The question here is whether this counts as federal overreach, when, for the most part of crypto's decade-long history, it has largely been ignored either as an inconsequential asset class that had no impact in the national economy, or as just another fad creating its own bubble. Since the rise of Bitcoin's price and the eventual development of blockchain technologies furthering the use value of cryptocurrencies, the space has attracted a lot of attention, and now, the IRS has its eyes on crypto once more.
Not too long ago, in 2015, the U.S. government tracked down, arrested, and eventually convicted Ross Ulbricht for the creation and operation of Silk Road, the infamous darknet market where Bitcoin was used to facilitate illicit sales. This precedent in governmental intervention on possibly criminal activities involving cryptocurrencies set forth the tone of how, years later, state agencies such as the IRS are now pursuing suspected tax crimes from among early adopters of the technology.

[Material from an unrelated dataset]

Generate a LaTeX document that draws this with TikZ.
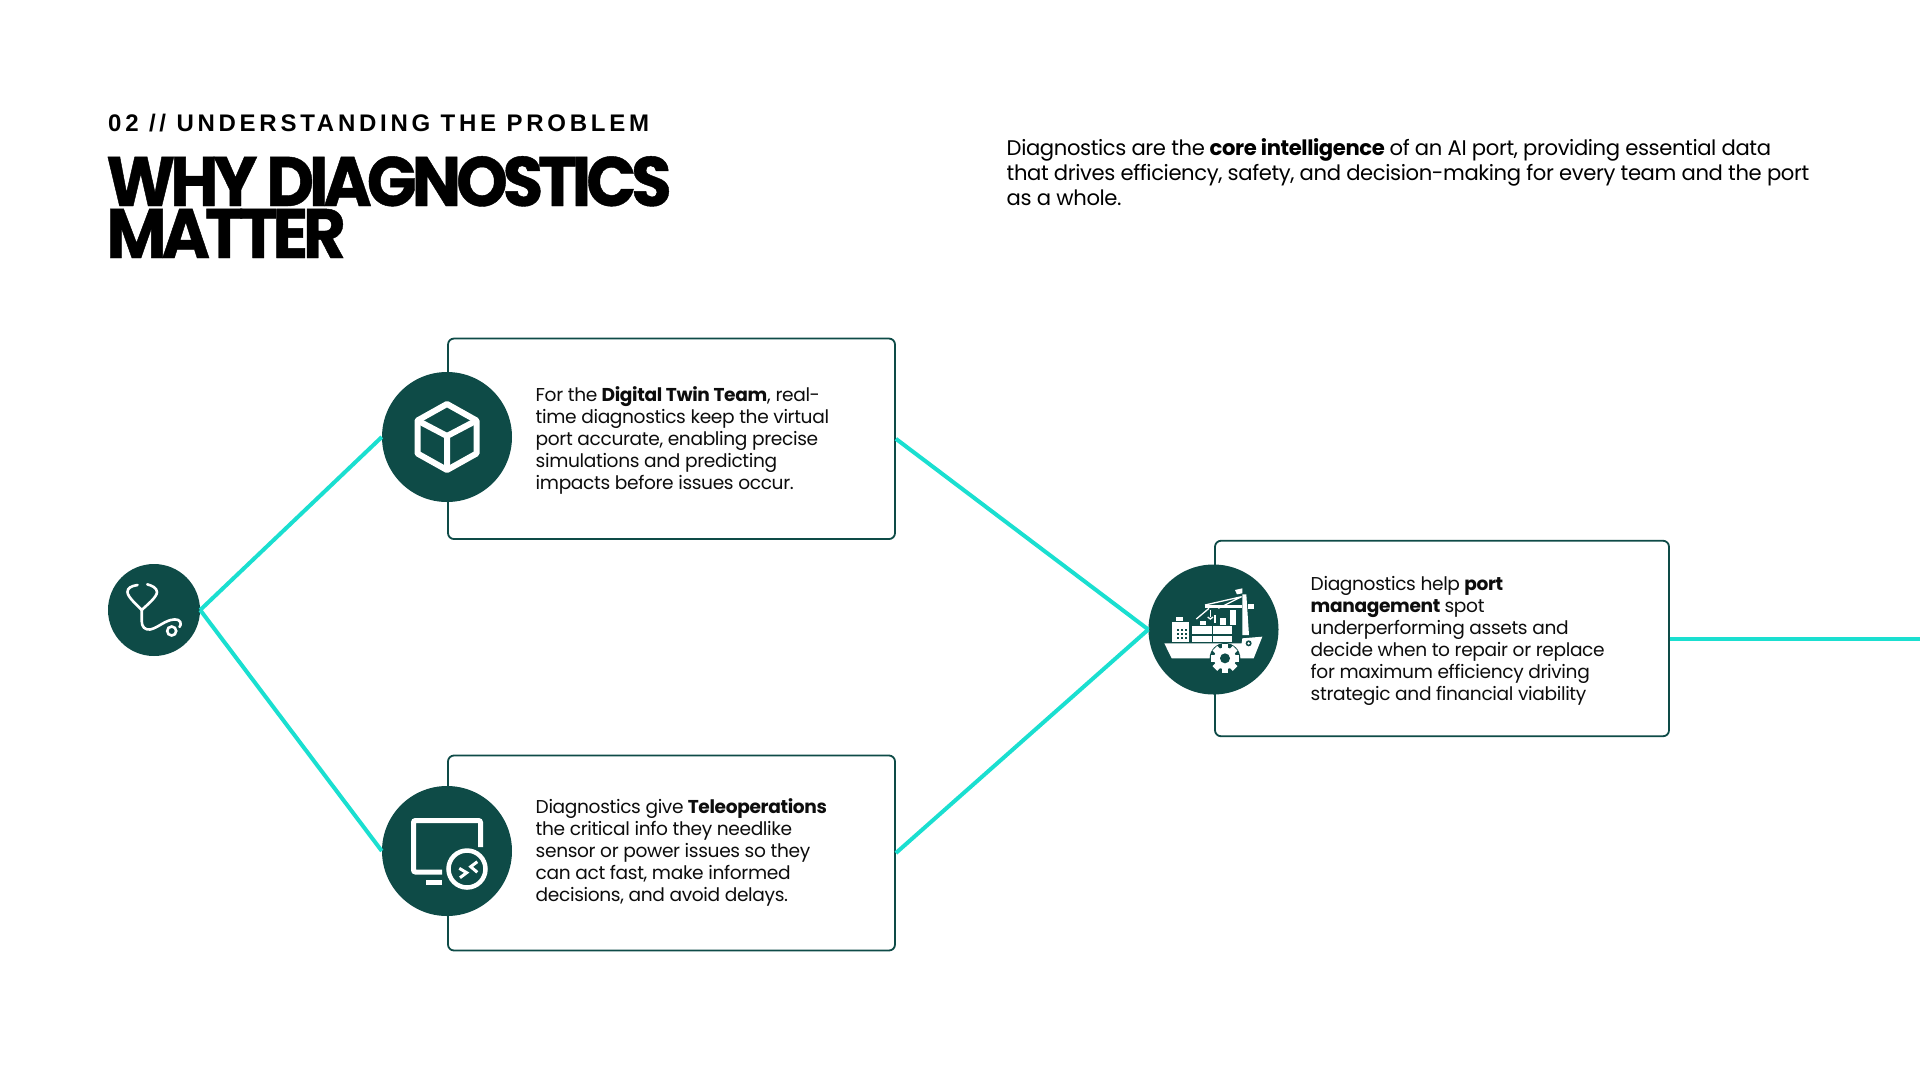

Carolyn Schenck, national fraud counsel in the IRS Office of Chief Counsel, stated during the Federal Bar Association presentation that the IRS is working closely with private contractors and vendors to develop tracing signatures that could detect possibly fraudulent activity. These parameters include analyses of transactions strategically placed below compliance requirements such as sending a sequence of transactions below $10,000 at a time, making use of shell corporations to conceal fund amounts, as well as "getting on and off the chain," according to Schenck.
However, it seems that the IRS has conflicting positions on what counts as criminal or fraudulent activity in relation to crypto. In an updated it was specifically stated that investors or holders who bought “virtual currency with real currency” i.e., convert from fiat to crypto, are not obliged to provide audit reports on those transaction based on an annual tax return sheet. The opposite goes forth when users cash out their crypto either through every-day purchases or as a means of repurposing and re-investing in other cryptocurrency assets: these are categorized by the IRS as applicably taxable.
Disclaimer: This article is provided for informational purposes only. It is not offered or intended to be used as legal, tax, investment, financial, or other advice.